P. – El año jubilar fue también el año de la "Dominus Iesus", de la reafirmación de Jesús como único salvador del mundo, un documento que fue muy discutido. ¿Había necesidad?
R. – Ciertamente que sí. Había necesidad y hay necesidad también hoy. Si acaso, se podría decir que llegó un poco tarde, porque ya desde hace algunas décadas había —también en la Iglesia— quienes ponían en duda una verdad, la de Cristo único salvador, que para los creyentes en Cristo es fundamental y diría obvia, dado que es parte del mensaje cristiano primigenio. El Nuevo Testamento está todo centrado en esto: fuera de Jesucristo no hay bajo el cielo otro nombre en el cual los hombres puedan ser salvados.
P. – Pero el cristianismo no es creíble si los cristianos se presentan ante el mundo desunidos. ¿Qué existe hoy del camino ecuménico de reconciliación entre las Iglesias?

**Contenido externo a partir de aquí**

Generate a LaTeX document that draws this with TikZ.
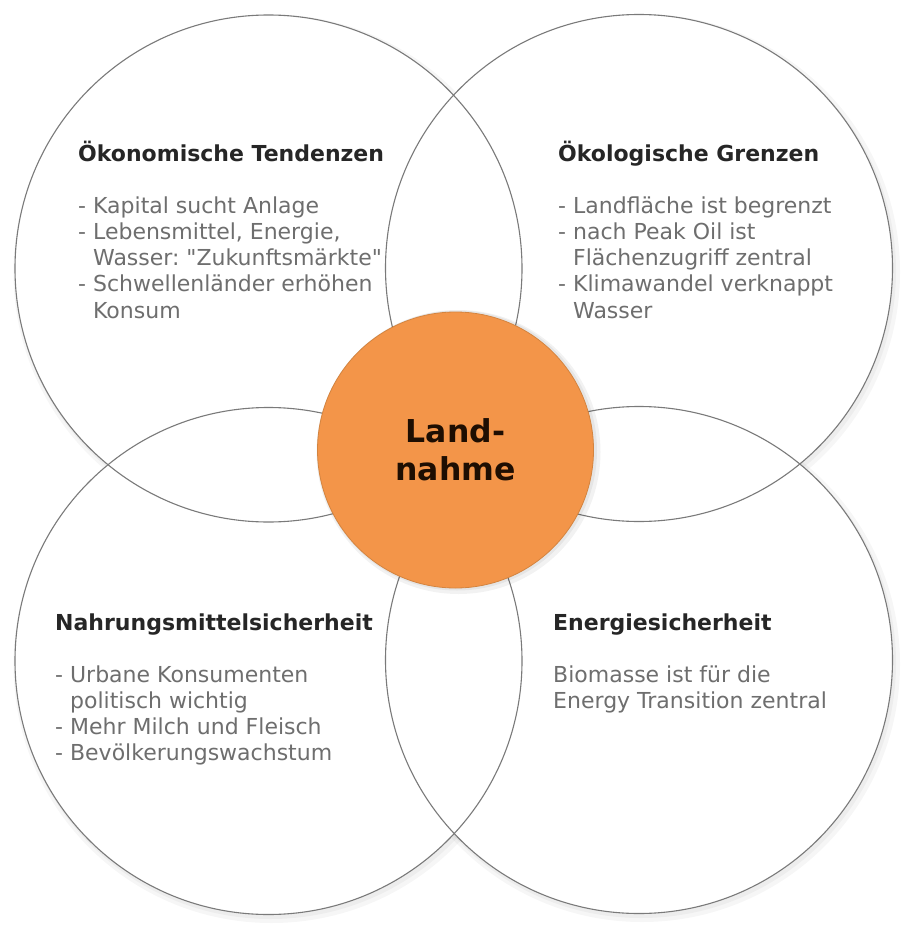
\documentclass[tikz,border=0pt]{standalone}
\usepackage{fontspec}
\setmainfont{DejaVu Sans}[Ligatures=TeXOff]
\frenchspacing
\definecolor{ringgray}{HTML}{7A7A7A}
\definecolor{titlecol}{HTML}{262626}
\definecolor{bodycol}{HTML}{6E6E6E}
\definecolor{orangefill}{HTML}{F39549}
\definecolor{orangeedge}{HTML}{D4843F}
\definecolor{centertext}{HTML}{1E0E02}
\begin{document}
\begin{tikzpicture}[x=1pt,y=-1pt,
  ring/.style={draw=ringgray, line width=1.1pt},
  ringshadow/.style={fill=black, opacity=0.035},
  block/.style={anchor=north west, inner sep=0pt, align=left, text=bodycol,
    font=\fontsize{22}{26.2}\selectfont\frenchspacing}]
\useasboundingbox (0,0) rectangle (904,934);
\fill[white] (0,0) rectangle (904,934);
% shadows
\foreach \cx/\cy in {268.5/268.5, 639/268, 268.5/661, 639/660}{
  \fill[ringshadow] (\cx+3,\cy+4) circle (258);
  \fill[ringshadow] (\cx+2,\cy+3) circle (255);
}
\foreach \cx/\cy in {268.5/268.5, 639/268, 268.5/661, 639/660}{
  \fill[white] (\cx,\cy) circle (253.5);
}
% rings
\node[ring, circle, minimum size=507pt, inner sep=0pt] (tl) at (268.5,268.5) {};
\node[ring, circle, minimum size=507pt, inner sep=0pt] (tr) at (639,268) {};
\node[ring, circle, minimum size=507pt, inner sep=0pt] (bl) at (268.5,661) {};
\node[ring, circle, minimum size=507pt, inner sep=0pt] (br) at (639,660) {};
% centre
\fill[black, opacity=0.05] (458.5,452) circle (142);
\fill[black, opacity=0.05] (457,450.5) circle (140);
\node[circle, fill=orangefill, draw=orangeedge, line width=0.8pt, minimum size=276pt,
  inner sep=0pt, align=center, text=centertext,
  font=\fontsize{31.5}{38}\selectfont\bfseries] (land) at (455.5,450) {Land-\\nahme};
% text blocks
\newcommand{\hd}[1]{\textcolor{titlecol}{\bfseries #1}}
\newcommand{\ind}{\hphantom{- }}
\node[block] (tltext) at (78,140.5) {\strut\hd{Ökonomische Tendenzen}\\[26pt]
- Kapital sucht Anlage\\
- Lebensmittel, Energie,\\
\ind Wasser: "Zukunftsmärkte"\\
- Schwellenländer erhöhen\\
\ind Konsum};
\node[block] (trtext) at (558,140.5) {\strut\hd{Ökologische Grenzen}\\[26pt]
- Landfläche ist begrenzt\\
- nach Peak Oil ist\\
\ind Flächenzugriff zentral\\
- Klimawandel verknappt\\
\ind Wasser};
\node[block] (bltext) at (55,611.5) {\strut\hd{Nahrungsmittelsicherheit}\\[26pt]
- Urbane Konsumenten\\
\ind politisch wichtig\\
- Mehr Milch und Fleisch\\
- Bevölkerungswachstum};
\node[block] (brtext) at (553,611.5) {\strut\hd{Energiesicherheit}\\[26pt]
Biomasse ist für die\\
Energy Transition zentral};
\end{tikzpicture}
\end{document}
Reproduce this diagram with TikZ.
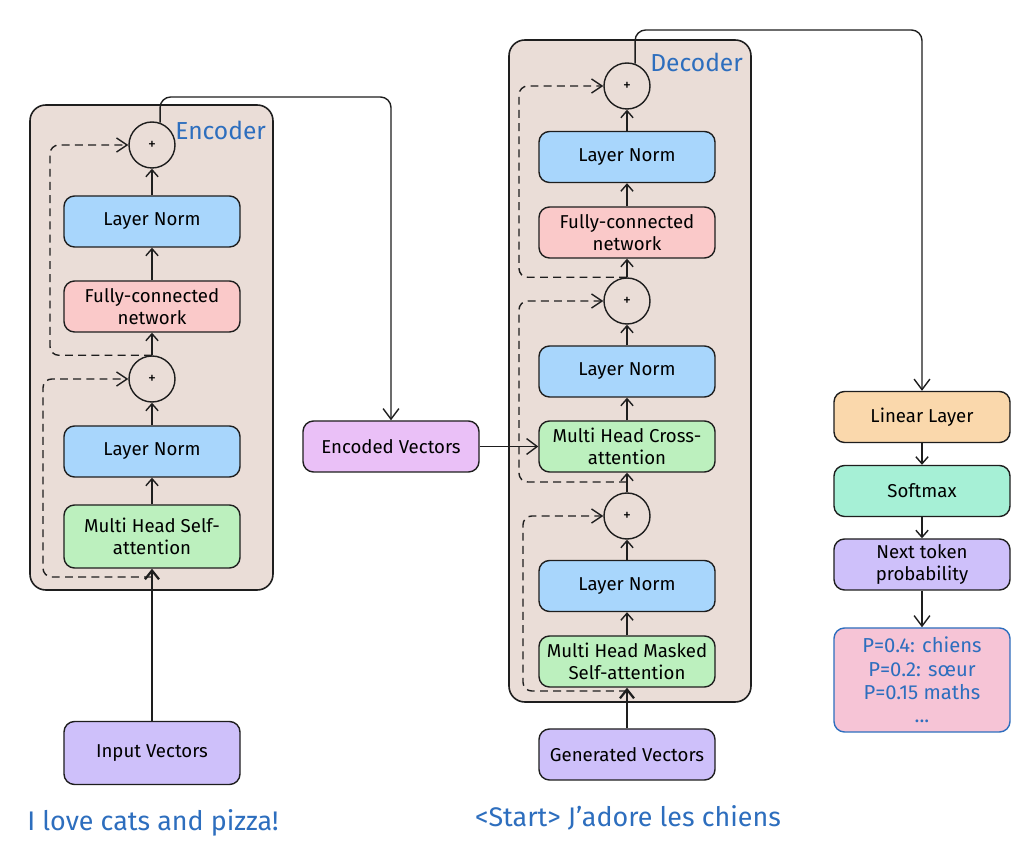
\documentclass[tikz,border=0pt]{standalone}
\usepackage{fontspec}
\setmainfont{Fira Sans}
\usetikzlibrary{arrows.meta, calc}
\definecolor{inkdark}{RGB}{30, 30, 30}
\definecolor{inkblue}{RGB}{45, 110, 190}
\definecolor{stackbg}{RGB}{234, 221, 215}
\definecolor{normblue}{RGB}{168, 214, 252}
\definecolor{fcnred}{RGB}{250, 201, 201}
\definecolor{attgreen}{RGB}{188, 240, 190}
\definecolor{vecviolet}{RGB}{206, 192, 250}
\definecolor{encgrape}{RGB}{234, 192, 247}
\definecolor{linorange}{RGB}{250, 216, 172}
\definecolor{softteal}{RGB}{166, 240, 214}
\definecolor{probpink}{RGB}{246, 196, 214}

\begin{document}
\begin{tikzpicture}[
    block/.style={draw=inkdark, line width=0.8pt, rounded corners=6pt, minimum width=3.52cm, minimum height=1.02cm, inner sep=2pt, align=center, font=\fontsize{10.6}{12.8}\selectfont},
    addnode/.style={circle, draw=inkdark, fill=stackbg, line width=0.8pt, minimum size=0.92cm, inner sep=0pt, font=\small},
    stack/.style={draw=inkdark, fill=stackbg, line width=0.9pt, rounded corners=9pt},
    title/.style={font=\fontsize{14}{16}\selectfont, text=inkblue, anchor=west, inner sep=0pt},
    phrase/.style={font=\fontsize{15.3}{18}\selectfont, text=inkblue},
    flow/.style={draw=inkdark, line width=0.8pt, -{Straight Barb[length=4pt,width=7pt]}},
    feed/.style={draw=inkdark, line width=1.3pt, -{Straight Barb[length=5pt,width=8pt]}},
    link/.style={draw=inkdark, line width=0.8pt, rounded corners=6pt, -{Straight Barb[length=6pt,width=9pt]}},
    resid/.style={draw=inkdark, line width=0.8pt, dash pattern=on 4.5pt off 3pt, rounded corners=5pt, -{Straight Barb[length=6pt,width=8pt]}}
]
    % Fondo y margen
    \path[use as bounding box, fill=white] (0, 0) rectangle (20.48, 17.08);

    % Contenedores
    \draw[stack] (0.60, 5.28) rectangle (5.46, 14.98);
    \draw[stack] (10.18, 3.04) rectangle (15.02, 16.28);
    \node[title] (enclabel) at (3.50, 14.48) {Encoder};
    \node[title] (declabel) at (13.00, 15.84) {Decoder};

    % Encoder
    \node[addnode] (eplus1) at (3.04, 14.18) {+};
    \node[block, fill=normblue] (eln1) at (3.04, 12.65) {Layer Norm};
    \node[block, fill=fcnred] (efcn) at (3.04, 10.95) {Fully-connected\\network};
    \node[addnode] (eplus2) at (3.04, 9.50) {+};
    \node[block, fill=normblue] (eln2) at (3.04, 8.05) {Layer Norm};
    \node[block, fill=attgreen, minimum height=1.26cm] (mhsa) at (3.04, 6.35) {Multi Head Self-\\attention};
    \node[block, fill=vecviolet, minimum height=1.26cm] (input) at (3.04, 2.02) {Input Vectors};
    \node[phrase] (srctext) at (3.06, 0.62) {I love cats and pizza!};

    % Vectores codificados
    \node[block, fill=encgrape] (ev) at (7.82, 8.15) {Encoded Vectors};

    % Decoder
    \node[addnode] (dplus1) at (12.54, 15.36) {+};
    \node[block, fill=normblue] (dln1) at (12.54, 13.94) {Layer Norm};
    \node[block, fill=fcnred] (dfcn) at (12.54, 12.43) {Fully-connected\\network};
    \node[addnode] (dplus2) at (12.54, 11.06) {+};
    \node[block, fill=normblue] (dln2) at (12.54, 9.65) {Layer Norm};
    \node[block, fill=attgreen] (cross) at (12.54, 8.15) {Multi Head Cross-\\attention};
    \node[addnode] (dplus3) at (12.54, 6.76) {+};
    \node[block, fill=normblue] (dln3) at (12.54, 5.36) {Layer Norm};
    \node[block, fill=attgreen] (masked) at (12.54, 3.85) {Multi Head Masked\\Self-attention};
    \node[block, fill=vecviolet] (gen) at (12.54, 1.99) {Generated Vectors};
    \node[phrase] (tgttext) at (12.56, 0.72) {<Start> J'adore les chiens};

    % Salida
    \node[block, fill=linorange] (linear) at (18.44, 8.74) {Linear Layer};
    \node[block, fill=softteal] (softmax) at (18.44, 7.26) {Softmax};
    \node[block, fill=vecviolet] (next) at (18.44, 5.79) {Next token\\probability};
    \node[block, draw=inkblue, fill=probpink, text=inkblue, minimum height=2.08cm, font=\fontsize{11.5}{13.2}\selectfont] (probs) at (18.44, 3.48) {P=0.4: chiens\\P=0.2: sœur\\P=0.15 maths\\...};

    % Flujo del encoder
    \draw[feed] (input.north) -- (mhsa.south);
    \draw[flow] (mhsa.north) -- (eln2.south);
    \draw[flow] (eln2.north) -- (eplus2.south);
    \draw[flow] (eplus2.north) -- (efcn.south);
    \draw[flow] (efcn.north) -- (eln1.south);
    \draw[flow] (eln1.north) -- (eplus1.south);

    % Residuales del encoder
    \coordinate (eskip1) at (3.04, 5.54);
    \coordinate (elane1) at (0.86, 0);
    \coordinate (elane2) at (1.00, 0);
    \draw[resid] (eskip1) -- (eskip1 -| elane1) |- (eplus2.west);
    \draw[resid] (eplus2.north) -- (eplus2.north -| elane2) |- (eplus1.west);

    % Flujo del decoder
    \draw[feed] (gen.north) -- (masked.south);
    \draw[flow] (masked.north) -- (dln3.south);
    \draw[flow] (dln3.north) -- (dplus3.south);
    \draw[flow] (dplus3.north) -- (cross.south);
    \draw[flow] (cross.north) -- (dln2.south);
    \draw[flow] (dln2.north) -- (dplus2.south);
    \draw[flow] (dplus2.north) -- (dfcn.south);
    \draw[flow] (dfcn.north) -- (dln1.south);
    \draw[flow] (dln1.north) -- (dplus1.south);

    % Residuales del decoder
    \coordinate (dskip1) at (12.54, 3.26);
    \coordinate (dskip2) at (12.54, 7.44);
    \coordinate (dlane1) at (10.46, 0);
    \coordinate (dlane2) at (10.38, 0);
    \draw[resid] (dskip1) -- (dskip1 -| dlane1) |- (dplus3.west);
    \draw[resid] (dskip2) -- (dskip2 -| dlane2) |- (dplus2.west);
    \draw[resid] (dplus2.north) -- (dplus2.north -| dlane2) |- (dplus1.west);

    % Conexiones entre bloques
    \coordinate (etop) at (0, 15.14);
    \coordinate (dtop) at (0, 16.48);
    \draw[link] (eplus1.70) -- (eplus1.70 |- etop) -| (ev.north);
    \draw[link] (ev.east) -- (cross.west);
    \draw[link] (dplus1.70) -- (dplus1.70 |- dtop) -| (linear.north);
    \draw[flow] (linear.south) -- (softmax.north);
    \draw[flow] (softmax.south) -- (next.north);
    \draw[link] (next.south) -- (probs.north);
\end{tikzpicture}
\end{document}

R. – En diez años se han dado muchos pasos adelante, en particular con las Iglesias ortodoxas y con las precalcedonienses de Oriente, todas de origen apostólico. Menos positivo es el balance con las Iglesias salidas de la reforma protestante. Las dificultades principales sobre este filón son dos. La primera es el progresivo alejamiento de estas Iglesias del modelo apostólico en cuanto al modo de concebir y atenuar los ministerios eclesiales. La segunda se refiere a la antropología, las cuestiones sobre quién es el hombre, sobre la bioética, sobre la familia. Entre ambos frentes varias comunidades protestantes han emprendido un camino de aparente modernización que en realidad las lleva siempre más lejos del centro del cristianismo.
P. – ¿Y con los judíos? ¿Y con el Islam? Juan Pablo II soñaba en encuentro en el Sinaí entre las tres religiones...
R. – Con los judíos ha habido progresos sustanciales, si bien en ciertos momentos convulsionados de incomprensiones, errores de procedimiento y malentendidos. Con el Islam, respecto al Jubileo de hace diez años, el cuadro loa ha marcado el 11 de setiembre del 2001. Pero tanto la Iglesia como algunos componentes del Islam han buscado y buscan superar esta fractura y llegar a una mejor comprensión recíproca. La convicción común es que todos tenemos el deber de servir a la unidad del género humano, en un mundo siempre más pequeño e interdependiente, en el cual tenemos siempre más necesidad los unos de los otros.
Entrevista publicada en el blog de Sandro Magister.